Last Sunday, AOL announced the acquisition of the Huffington Post for $315 million. The acquisition is right in line with the strategy Armstrong has articulated for AOL, and the management team deserves credit for its focus and decisiveness. Time will tell if they overpaid; it's notable that the HuffPo's shareholders took 95% of the purchase consideration in cash even as AOL's stock price is bumping around its all-time lows.
The ensuing press coverage is way out of line with the importance of the deal, probably because $315 million seems like such a big number for a five-year old, controversial and unconventional news site.
But most remarkable about this deal is how "conventional" it really is. AOL is simply amassing a stable of media titles under one umbrella, with the hope that it can figure out some scale economies before the cash flow from its dying ISP business runs dry. Michael Wolff has a pithy column on this topic here.
AOL is unabashedly becoming a content farm, much like the recently IPO'ed Demand Media. But with HuffPo and some of its other brands, AOL seems to think it can slap a brand name on its product (think "Chiquita" or "Sunkist") and get a small premium compared to generic produce. This may be a survival strategy, but it lacks the scalability to make it a big winner online.

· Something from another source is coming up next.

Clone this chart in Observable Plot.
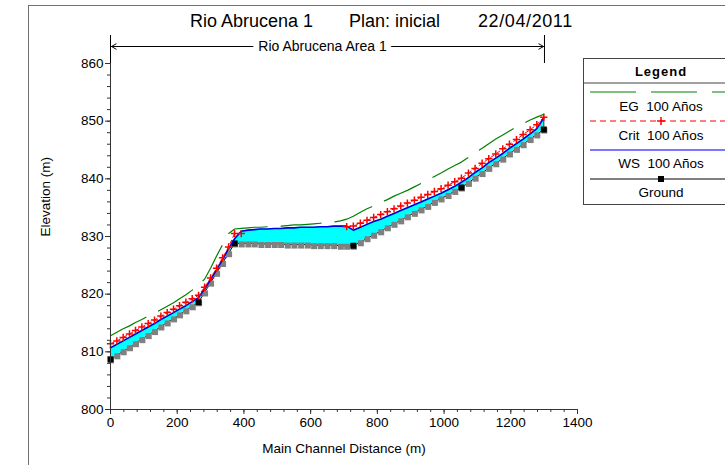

After all, there are other brand name content providers on the internet, and this strategy hasn't really worked for them either. The websites of most metro newspapers in the US offer some pretty high caliber content, but revenue and a profitable business model remain elusive. The problem is not solved by replacing so-called "high priced" talent -- go ask a journalist how well she gets paid -- with low-cost freelancers generating search-engine optimized ad bait, because that's not the problem.
The problem is that, on the internet, there's a lot less value to the curation and aggregation of content (and ads) than there was in the pre-internet days when your local newspaper had a quasi-monopoly on the process. (See related post here). The value created by "organizing the internet" is captured by search sites like Google and social media sites like Facebook and Twitter that direct users to relevant content.
Take a look at the following graph, which plots "enterprise value" (the value of all of a company's stock, plus its net debt) against revenue for various companies.
|(Click on chart to enlarge)|
Then there are some traditional newspaper companies, the New York Times (NYT) and McClatchy (MNI). These two publicly listed companies are mostly "pure play" newsgathering companies working through the transition to the online world. Clustered among them are Demand Media (DMD), AOL and HuffPo, online media companies pursuing a distinctly conventional approach to curating and aggregating content.
Finally, I have added Yahoo! (YHOO), which is a bit of a tweener and the company AOL probably aspires to be... or to be acquired by. (see Note 1.)
Note that the axes are logarithmic scales. Adjusted for company size (since valuation is highly dependent on expected growth and hyper-growth gets harder as a company gets larger) market valuations are roughly 10x greater for the scalable businesses than for the content aggregation businesses. This is not surprising, since the scale economies in these businesses provide meaningful growth opportunities at enviable profit margins, something that investors used to say about newspapers.
I expect AOL will continue to acquire as its bank account and stock price permit and a merger with Demand Media would be a way to add acreage to the content farm, while eliminating the temptation for both companies to over-produce and drive down the value of their ad inventory. One can even imagine AOL merging with a traditional media company so long as the merger partner could suffer the inevitable comparisons with the ill-fated AOL-Time Warner merger a decade ago.
(Note 1. I have reduced YHOO"s enterprise value by approximately $7.5 billion, my estimate of the after-tax value of YHOO's passive investments in Alibaba and Yahoo! Japan in order to show a "pure play" value for the company.)